Here we take a look at room design where the acoustics are top priority, both in the real world and in virtual spaces in the box.
In the previous article on acoustics, we explored the basic principles of acoustic treatment, especially with regard to treating already existing rooms. Yet, in professional studios – or in places where no expense is spared – entire buildings are created with acoustics as a top priority. But is there a new way in which we can nullify complex idiosyncrasies in our listening chambers by asking, “is there an app for that?”
In this piece, we’ll discuss what’s involved in room design and building these facilities from scratch, and also take a look at the new technology that’s creating “virtually” flat listening experiences, for monitors and headphones in any room.
Room Design
Rooms have resonant frequencies (otherwise known as modes) depending on their basic dimensions: one for width, one for depth and one for the height of the space. With already standing rooms, these dimensions can’t change and the best you can do to mitigate these modes is effective treatment in the form of diffusion and absorption. If building from the ground up however, the design options are more open, and the room can be built to provide a flatter frequency response.
Aside from designing spaces that are dimensionally honed to flatten room modes, you might also find a lack of parallel walls. This is to combat the flutter echoes that are created by walls, or floors and ceilings, that directly face each other.
Another common feature of these kinds of environments are floating floors and ceilings – these have absorptive material, or even an air gap, between the inner surfaces and the outer structure of the connecting building, to enhance soundproofing.
Flush-mounted midfield monitors are often seen in acoustically-optimised control rooms, which reduce the reflections that would otherwise be caused by the speakers if they were mounted on stands.
These are just a few examples of what you might expect to find acoustically specialised facilities and would be nigh on impossible to retrofit – for reasons of size and prohibitive expense – in a normal bedroom, for instance.
Speaker and Headphone Calibration
The field of speaker and headphone calibration has gained significant traction in recent times, as more people mix in less than ideal acoustic environments and on mobile rigs with through headphones.
The process involves measuring your room’s frequency response by recording tone with a microphone, the software analyses those frequency response curves, then calibrates your monitors in order for you to hear a flattened frequency response. In other words, what it would sound like if your room (or headphones) was perfectly acoustically treated.
Too good to be true? Well, yeah, quite possibly. They rely on being measured by a microphone in a particular spot, so there’s no guarantee that the response will be equal if you move slightly from your listening position (in fact you might get massive dropouts in particular frequencies depending on where you are in the room).
Perhaps the best bang for buck in this realm can be obtained through calibration of your cans – at least they’re guaranteed to offer up the same response, no matter where you are, and especially handy if you’re in the habit of regularly mixing in different locations.

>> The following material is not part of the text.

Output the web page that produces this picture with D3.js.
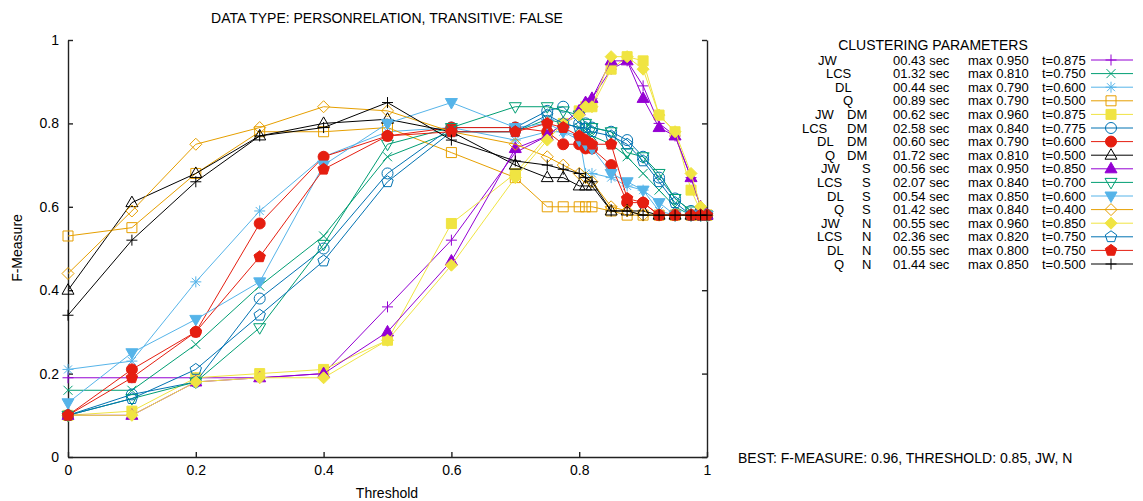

So in this new fangled audio domain, lousy with advanced technology, have we come up with a software-based solution to subpar acoustics? No. The laws of physics still require of us to apply treatment to our rooms using diffusion and absorption, or better still, create purpose-built acoustic perfection for our recording and mixing pleasure (don’t laugh, these places exist). And if there is no way to procure acoustic perfection, being cognizant of some the common pitfalls and how to procure workable solutions in any environment is the next best thing.